I learned about Rabih Alameddine, Lebanese-American painter and writer (and so much more), through social media a while back (IG @beirutiguy). I didn’t even know he was a writer, just a quirky individual with a relatable sense of humor. You can imagine how happy I was to find his name printed on one of the books I picked up at the library. And my happiness still as that book turned out to be everything I never knew I had been searching for.
“While I were alive, I loved you while you were alive and I loved you still but I forgot for a while. Forgive me, I couldn’t obsess about you all the time, so you disappeared as if I’d bleached my memory.”

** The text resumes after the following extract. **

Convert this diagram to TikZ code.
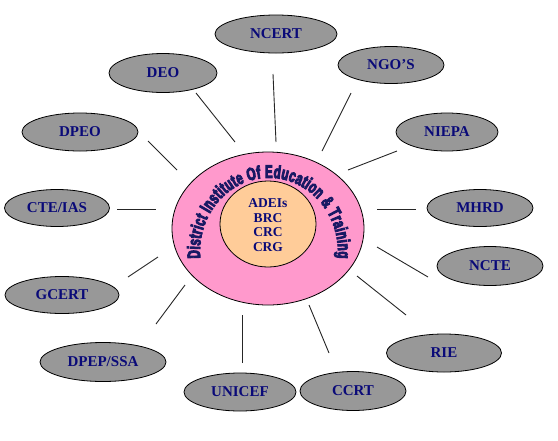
\documentclass[tikz,border=0pt]{standalone}
\usepackage{fontspec}
\setmainfont{Liberation Serif}
\newfontfamily\arcfont[FakeStretch=0.64,FakeBold=5]{Liberation Sans}
\usetikzlibrary{shapes.geometric,decorations.text}
\definecolor{satgray}{RGB}{152,152,152}
\definecolor{pinkfill}{RGB}{255,153,204}
\definecolor{orangefill}{RGB}{255,204,153}
\definecolor{navytext}{RGB}{10,10,120}
\definecolor{arcnavy}{RGB}{25,25,100}
\tikzset{
  sat/.style={ellipse, draw=black, line width=0.8pt, fill=satgray, inner sep=0pt,
    text=navytext, font=\fontsize{15}{17}\selectfont\bfseries},
  link/.style={draw=black!85, line width=0.9pt},
}
\begin{document}
\begin{tikzpicture}[x=1pt,y=-1pt]
\useasboundingbox (0,0) rectangle (558,440);
% central ellipses
\node[ellipse, draw=black, line width=0.8pt, fill=pinkfill, minimum width=192pt, minimum height=153pt, inner sep=0pt] (dit) at (268,228.5) {};
\node[ellipse, draw=black, line width=0.8pt, fill=orangefill, minimum width=96pt, minimum height=86pt, inner sep=0pt] (core) at (268,224) {};
\node[align=center, text=navytext, font=\fontsize{13.5}{14.7}\selectfont\bfseries] (coretext) at (268,225) {ADEIs\\BRC\\CRC\\CRG};
% arc text
\coordinate (arcstart) at (200.26,258.28);
\path[decorate, decoration={text along path, text align=fit to path,
  text={|\arcfont\bfseries\fontsize{18}{18}\selectfont\color{arcnavy}|District Institute Of Education {\&} Training}}]
  (arcstart) arc[start angle=185, end angle=-5, x radius=69pt, y radius=74pt];
% satellites
\node[sat, minimum width=122pt, minimum height=38pt] (ncert) at (276,34) {NCERT};
\node[sat, minimum width=108pt, minimum height=39pt] (deo) at (163,73) {DEO};
\node[sat, minimum width=116pt, minimum height=38pt] (dpeo) at (80,132) {DPEO};
\node[sat, minimum width=106pt, minimum height=37pt] (ngo) at (391,65) {NGO’S};
\node[sat, minimum width=102pt, minimum height=38pt] (niepa) at (447,132) {NIEPA};
\node[sat, minimum width=106pt, minimum height=37pt] (mhrd) at (480,208) {MHRD};
\node[sat, minimum width=106pt, minimum height=39pt] (ncte) at (490,266) {NCTE};
\node[sat, minimum width=115pt, minimum height=38pt] (rie) at (444,353) {RIE};
\node[sat, minimum width=106pt, minimum height=39pt] (ccrt) at (353,391) {CCRT};
\node[sat, minimum width=112pt, minimum height=38pt] (unicef) at (240,392) {UNICEF};
\node[sat, minimum width=126pt, minimum height=39pt] (dpep) at (103,362) {DPEP/SSA};
\node[sat, minimum width=114pt, minimum height=37pt] (gcert) at (62,295) {GCERT};
\node[sat, minimum width=105pt, minimum height=37pt] (cte) at (57,208) {CTE/IAS};
% connector end points
\coordinate (deoA) at (196,93);   \coordinate (deoB) at (235,142);
\coordinate (ncertA) at (273,74); \coordinate (ncertB) at (276,142);
\coordinate (ngoA) at (351,93);   \coordinate (ngoB) at (322,151);
\coordinate (niepaA) at (397,151);\coordinate (niepaB) at (348,170);
\coordinate (mhrdA) at (416,209); \coordinate (mhrdB) at (377,209);
\coordinate (ncteA) at (428,277); \coordinate (ncteB) at (377,247);
\coordinate (rieA) at (406,315);  \coordinate (rieB) at (357,276);
\coordinate (ccrtA) at (329,353); \coordinate (ccrtB) at (309,305);
\coordinate (unicefA) at (242,363);\coordinate (unicefB) at (242,315);
\coordinate (dpepA) at (156,324); \coordinate (dpepB) at (185,285);
\coordinate (gcertA) at (128,277);\coordinate (gcertB) at (158,257);
\coordinate (cteA) at (117,209);  \coordinate (cteB) at (156,209);
\coordinate (dpeoA) at (148,141); \coordinate (dpeoB) at (177,170);
\foreach \n in {deo,ncert,ngo,niepa,mhrd,ncte,rie,ccrt,unicef,dpep,gcert,cte,dpeo}
  \draw[link] (\n A) -- (\n B);
\end{tikzpicture}
\end{document}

The Angel of History walks us through the life of Yemeni-born Jacob (Ya’cub) in reminiscence while he awaits his turn in the psych’s waiting room, trying to recall suppressed events and the last days with his dead lover.
Narrated by both Jacob and a sassy Satan who cares for him, we revisit the time he spent in Yemen, then in a whorehouse with his mother in Cairo, then under his father’s wealthy wing in Beirut, up until his time living in San Francisco as a gay Arab man at the height of AIDS. In an interview, Alameddine mentions that he became a writer to reflect his own experience as a gay Arab man in America at the height of AIDS.

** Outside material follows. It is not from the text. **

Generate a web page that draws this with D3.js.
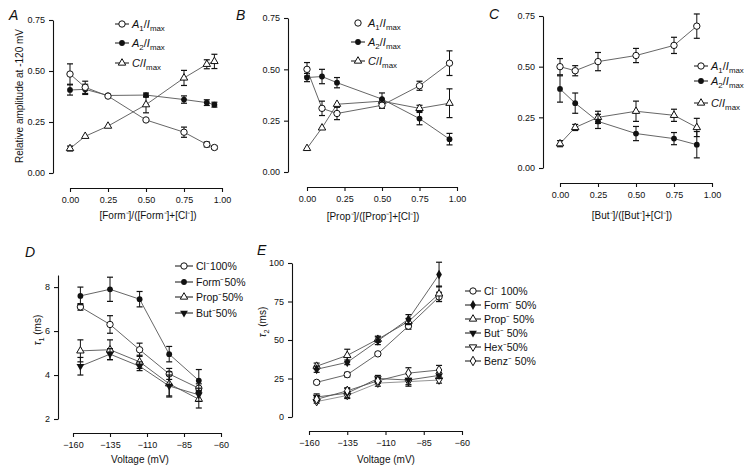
<!DOCTYPE html>
<html><head><meta charset="utf-8">
<script src="https://cdn.jsdelivr.net/npm/d3@7"></script>
<style>
body{margin:0;background:#fff}
svg{display:block}
text{font-family:"Liberation Sans",Arial,Helvetica,sans-serif;fill:#111}
</style>
</head><body>
<svg id="c" width="750" height="475"></svg>
<script>
// ---------- DATA ----------
const fracTicks = [0, 0.25, 0.5, 0.75, 1.0];
const ampTicks = [0, 0.25, 0.5, 0.75];

// Panel A (formate)
const xA = [0, 0.1, 0.25, 0.5, 0.75, 0.9, 0.95];
const a1A = [0.485, 0.42, 0.377, 0.26, 0.20, 0.14, 0.125];
const a1AErr = [0.05, 0.03, 0.005, 0.005, 0.025, 0.012, 0.008];
const a2A = [0.407, 0.41, 0.38, 0.382, 0.36, 0.345, 0.335];
const a2AErr = [0.025, 0.025, 0.005, 0.01, 0.018, 0.014, 0.012];
const cA = [0.12, 0.18, 0.23, 0.335, 0.466, 0.533, 0.547];
const cAErr = [0.012, 0.005, 0.005, 0.04, 0.037, 0.022, 0.035];

// Panel B (propionate)
const xB = [0, 0.1, 0.2, 0.5, 0.75, 0.95];
const a1B = [0.50, 0.31, 0.285, 0.325, 0.42, 0.53];
const a1BErr = [0.033, 0.035, 0.03, 0.015, 0.022, 0.06];
const a2B = [0.46, 0.465, 0.435, 0.355, 0.26, 0.16];
const a2BErr = [0.02, 0.035, 0.025, 0.03, 0.03, 0.028];
const cB = [0.115, 0.215, 0.33, 0.345, 0.31, 0.335];
const cBErr = [0.005, 0.005, 0.006, 0.01, 0.015, 0.07];

// Panel C (butyrate)
const xC = [0, 0.1, 0.25, 0.5, 0.75, 0.9];
const a1C = [0.50, 0.48, 0.525, 0.555, 0.605, 0.70];
const a1CErr = [0.04, 0.025, 0.045, 0.035, 0.04, 0.06];
const a2C = [0.39, 0.32, 0.23, 0.17, 0.145, 0.115];
const a2CErr = [0.065, 0.05, 0.035, 0.035, 0.03, 0.065];
const cC = [0.12, 0.20, 0.25, 0.28, 0.26, 0.20];
const cCErr = [0.015, 0.015, 0.03, 0.05, 0.03, 0.045];

// Panels D, E (voltage dependence)
const voltTicks = [-160, -135, -110, -85, -60];
const volts = [-155, -135, -115, -95, -75];
const tau1Ticks = [2, 4, 6, 8];
const tau2Ticks = [0, 25, 50, 75, 100];

const clD = [7.1, 6.3, 5.15, 4.05, 3.4];
const clDErr = [0.15, 0.4, 0.3, 0.25, 0.2];
const formD = [7.6, 7.9, 7.45, 4.95, 3.75];
const formDErr = [0.4, 0.55, 0.35, 0.35, 0.5];
const propD = [5.1, 5.15, 4.6, 3.6, 2.9];
const propDErr = [0.5, 0.45, 0.3, 0.55, 0.4];
const butD = [4.4, 4.95, 4.4, 3.5, 3.1];
const butDErr = [0.4, 0.25, 0.2, 0.5, 0.3];

const clE = [22.5, 27.5, 41, 59, 78];
const clEErr = [1, 1.5, 1, 2, 3];
const formE = [31, 35.5, 49.5, 63.5, 92.5];
const formEErr = [2, 1.5, 2.5, 3, 8];
const propE = [33, 40, 50.5, 62, 80];
const propEErr = [2, 4, 2, 2, 5];
const butE = [13, 15.5, 25, 24, 27];
const butEErr = [2, 3, 2, 4, 2];
const hexE = [10, 14, 22, 23, 24];
const hexEErr = [1, 2, 2, 2, 2];
const benzE = [11.5, 17, 23.5, 28.5, 30.5];
const benzEErr = [1, 2, 1.5, 3.5, 3];

// ---------- DRAWING ----------
const svg = d3.select("#c");
const LINE = "#555";

function marker(g, type, x, y) {
  const s = {
    oc: () => g.append("circle").attr("r", 3.2).attr("fill", "#fff").attr("stroke", "#111").attr("stroke-width", 1),
    fc: () => g.append("circle").attr("r", 2.9).attr("fill", "#111"),
    ot: () => g.append("path").attr("d", d3.symbol().type(d3.symbolTriangle).size(24)()).attr("fill", "#fff").attr("stroke", "#111").attr("stroke-width", 1),
    fdt: () => g.append("path").attr("d", d3.symbol().type(d3.symbolTriangle).size(26)()).attr("fill", "#111"),
    odt: () => g.append("path").attr("d", d3.symbol().type(d3.symbolTriangle).size(24)()).attr("fill", "#fff").attr("stroke", "#111").attr("stroke-width", 1),
    od: () => g.append("path").attr("d", d3.symbol().type(d3.symbolDiamond).size(26)()).attr("fill", "#fff").attr("stroke", "#111").attr("stroke-width", 1),
    fd: () => g.append("path").attr("d", d3.symbol().type(d3.symbolDiamond).size(28)()).attr("fill", "#111")
  }[type]();
  const rot = (type === "fdt" || type === "odt") ? " rotate(180)" : "";
  s.attr("transform", `translate(${x},${y})${rot}`);
}

function series(g, xs, ys, errs, xScale, yScale, type, lineColor) {
  const line = d3.line().x((d, i) => xScale(xs[i])).y(d => yScale(d));
  g.append("path").datum(ys).attr("d", line).attr("fill", "none")
    .attr("stroke", lineColor || LINE).attr("stroke-width", 0.9);
  ys.forEach((v, i) => {
    const x = xScale(xs[i]);
    const y1 = yScale(v + errs[i]), y0 = yScale(v - errs[i]);
    if (Math.abs(y1 - y0) > 3) {
      g.append("line").attr("x1", x).attr("x2", x).attr("y1", y1).attr("y2", y0).attr("stroke", "#111").attr("stroke-width", 1);
      [y0, y1].forEach(yy => g.append("line").attr("x1", x - 3).attr("x2", x + 3).attr("y1", yy).attr("y2", yy).attr("stroke", "#111").attr("stroke-width", 1.2));
    }
  });
  ys.forEach((v, i) => marker(g, type, xScale(xs[i]), yScale(v)));
}

function axes(xScale, yScale, xAxisY, yAxisX, xTicks, yTicks, xFmt, yFmt) {
  const gx = svg.append("g").attr("transform", `translate(0,${xAxisY})`)
    .call(d3.axisBottom(xScale).tickValues(xTicks).tickFormat(xFmt).tickSize(4).tickSizeOuter(0));
  const gy = svg.append("g").attr("transform", `translate(${yAxisX},0)`)
    .call(d3.axisLeft(yScale).tickValues(yTicks).tickFormat(yFmt).tickSize(4).tickSizeOuter(0));
  [gx, gy].forEach(g => {
    g.selectAll("text").attr("font-size", 9).attr("font-family", "'Liberation Sans',Arial,sans-serif").attr("fill", "#111");
    g.selectAll("line,path").attr("stroke", "#111").attr("stroke-width", 1.1);
  });
  gx.selectAll("text").attr("dy", "0.9em");
  gy.selectAll("text").attr("dx", "-0.1em");
}

function rich(x, y, parts, size, anchor) {
  const t = svg.append("text").attr("x", x).attr("y", y).attr("font-size", size).attr("text-anchor", anchor || "start");
  let shift = 0;
  parts.forEach(p => {
    const ts = t.append("tspan").text(p.t);
    let target = p.sub ? 3 : 0;
    if (target !== shift) { ts.attr("dy", target - shift); shift = target; }
    if (p.sub) ts.attr("font-size", size * 0.72);
    if (p.i) ts.attr("font-style", "italic");
  });
  return t;
}

const A1LBL = [{t: "A", i: 1}, {t: "1", sub: 1}, {t: "/"}, {t: "I", i: 1}, {t: "max", sub: 1}];
const A2LBL = [{t: "A", i: 1}, {t: "2", sub: 1}, {t: "/"}, {t: "I", i: 1}, {t: "max", sub: 1}];
const CLBL = [{t: "C", i: 1}, {t: "/"}, {t: "I", i: 1}, {t: "max", sub: 1}];

function legendItem(x, y, type, parts, size, noLine, lineHalf) {
  const h = lineHalf || 7;
  const g = svg.append("g");
  if (!noLine) g.append("line").attr("x1", x - h).attr("x2", x + h).attr("y1", y).attr("y2", y).attr("stroke", "#111").attr("stroke-width", 1);
  marker(g, type, x, y);
  rich(x + h + 3, y + 3.5, parts, size);
}

const f2 = d3.format(".2f");
const fi = d3.format("d");

// Panel letters
[["A", 9, 20], ["B", 236, 20], ["C", 489, 19], ["D", 25, 257], ["E", 257, 255]].forEach(([l, x, y]) =>
  svg.append("text").attr("x", x).attr("y", y).attr("font-size", 14).attr("font-style", "italic").text(l));

// ----- Panel A -----
{
  const x = d3.scaleLinear().domain([0, 1]).range([70, 222]);
  const y = d3.scaleLinear().domain([0, 0.75]).range([173, 20]);
  axes(x, y, 188, 53, fracTicks, ampTicks, f2, f2);
  const g = svg.append("g");
  series(g, xA, cA, cAErr, x, y, "ot");
  series(g, xA, a2A, a2AErr, x, y, "fc");
  series(g, xA, a1A, a1AErr, x, y, "oc");
  legendItem(122, 24, "oc", A1LBL, 11);
  legendItem(122, 43, "fc", A2LBL, 11);
  legendItem(122, 63, "ot", CLBL, 11);
  svg.append("text").attr("transform", "translate(23,96) rotate(-90)").attr("text-anchor", "middle")
    .attr("font-size", 10).text("Relative amplitude at -120 mV");
  svg.append("text").attr("x", 148).attr("y", 219).attr("text-anchor", "middle").attr("font-size", 10)
    .text("[Form\u207B]/([Form\u207B]+[Cl\u207B])");
}

// ----- Panel B -----
{
  const x = d3.scaleLinear().domain([0, 1]).range([307, 457]);
  const y = d3.scaleLinear().domain([0, 0.75]).range([172, 18]);
  axes(x, y, 187, 288, fracTicks, ampTicks, f2, f2);
  const g = svg.append("g");
  series(g, xB, cB, cBErr, x, y, "ot");
  series(g, xB, a2B, a2BErr, x, y, "fc");
  series(g, xB, a1B, a1BErr, x, y, "oc");
  legendItem(358, 23, "oc", A1LBL, 11, true);
  legendItem(358, 42, "fc", A2LBL, 11);
  legendItem(358, 61, "ot", CLBL, 11);
  svg.append("text").attr("x", 373).attr("y", 220).attr("text-anchor", "middle").attr("font-size", 10)
    .text("[Prop\u207B]/([Prop\u207B]+[Cl\u207B])");
}

// ----- Panel C -----
{
  const x = d3.scaleLinear().domain([0, 1]).range([560, 712]);
  const y = d3.scaleLinear().domain([0, 0.75]).range([168, 16]);
  axes(x, y, 183, 543, fracTicks, ampTicks, f2, f2);
  const g = svg.append("g");
  series(g, xC, cC, cCErr, x, y, "ot");
  series(g, xC, a2C, a2CErr, x, y, "fc");
  series(g, xC, a1C, a1CErr, x, y, "oc");
  legendItem(701, 66, "oc", A1LBL, 11);
  legendItem(701, 81, "fc", A2LBL, 11);
  legendItem(701, 103, "ot", CLBL, 11);
  svg.append("text").attr("x", 632).attr("y", 219).attr("text-anchor", "middle").attr("font-size", 10)
    .text("[But\u207B]/([But\u207B]+[Cl\u207B])");
}

// ----- Panel D -----
{
  const x = d3.scaleLinear().domain([-160, -60]).range([73, 221]);
  const y = d3.scaleLinear().domain([2, 8.55]).range([419, 275]);
  axes(x, y, 433, 58, voltTicks, tau1Ticks, fi, fi);
  const g = svg.append("g");
  series(g, volts, clD, clDErr, x, y, "oc");
  series(g, volts, formD, formDErr, x, y, "fc");
  series(g, volts, propD, propDErr, x, y, "ot");
  series(g, volts, butD, butDErr, x, y, "fdt");
  const names = ["Cl\u207B100%", "Form\u207B50%", "Prop\u207B50%", "But\u207B50%"];
  const types = ["oc", "fc", "ot", "fdt"];
  [266, 282, 297, 313].forEach((yy, i) => legendItem(184, yy, types[i], [{t: names[i]}], 10.5, false, 9));
  rich(41, 330, [{t: "\u03C4", i: 1}, {t: "1", sub: 1}, {t: " (ms)"}], 10, "middle")
    .attr("transform", "rotate(-90,41,330)");
  svg.append("text").attr("x", 140).attr("y", 463).attr("text-anchor", "middle").attr("font-size", 10).text("Voltage (mV)");
}

// ----- Panel E -----
{
  const x = d3.scaleLinear().domain([-160, -60]).range([309, 462]);
  const y = d3.scaleLinear().domain([0, 100]).range([417, 263]);
  axes(x, y, 431, 292, voltTicks, tau2Ticks, fi, fi);
  const g = svg.append("g");
  series(g, volts, hexE, hexEErr, x, y, "odt", "#888");
  series(g, volts, butE, butEErr, x, y, "fdt");
  series(g, volts, benzE, benzEErr, x, y, "od");
  series(g, volts, clE, clEErr, x, y, "oc");
  series(g, volts, propE, propEErr, x, y, "ot");
  series(g, volts, formE, formEErr, x, y, "fd");
  const names = ["Cl\u207B 100%", "Form\u207B 50%", "Prop\u207B 50%", "But\u207B 50%", "Hex\u207B50%", "Benz\u207B 50%"];
  const types = ["oc", "fd", "ot", "fdt", "odt", "od"];
  [291, 305, 319, 333, 347, 361].forEach((yy, i) => legendItem(473, yy, types[i], [{t: names[i]}], 10.5, false, 8));
  rich(266, 322, [{t: "\u03C4", i: 1}, {t: "2", sub: 1}, {t: " (ms)"}], 10, "middle")
    .attr("transform", "rotate(-90,266,322)");
  svg.append("text").attr("x", 386).attr("y", 463).attr("text-anchor", "middle").attr("font-size", 10).text("Voltage (mV)");
}
</script>
</body></html>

I’ll be honest, I’ve been at a loss as to how to go about this. One of the reasons is that Alameddine is a protégé of the mixture between prose, politics, humor, literature, religion… The book has everything. It’s not an easy read but a magnificent one nonetheless, references to other works and events are everywhere.
“Yemen is one of my favorite places, [said Death] …That nation has refreshed and rejuvenated me for centuries.”
The biggest challenge is to understand the time, space and discourse; the book throws us between the Jacob of the past, the Jacob speaking to his dead lover, Satan interviewing saints about Jacob and Satan speaking directly to Jacob. However, it wouldn’t take long to grasp the writing style and once you do, you’re hooked till the end.
Underneath all the symbolism and prose, there is a story of naked yearning and despair that forces readers to relate and feel the raw emotions of the protagonist. By the end, I was overwhelmed by the need to protect, hug and forever care for Ya’cub.
The Angel of History is a poem, a play, a painting and a revolution masked as a novel.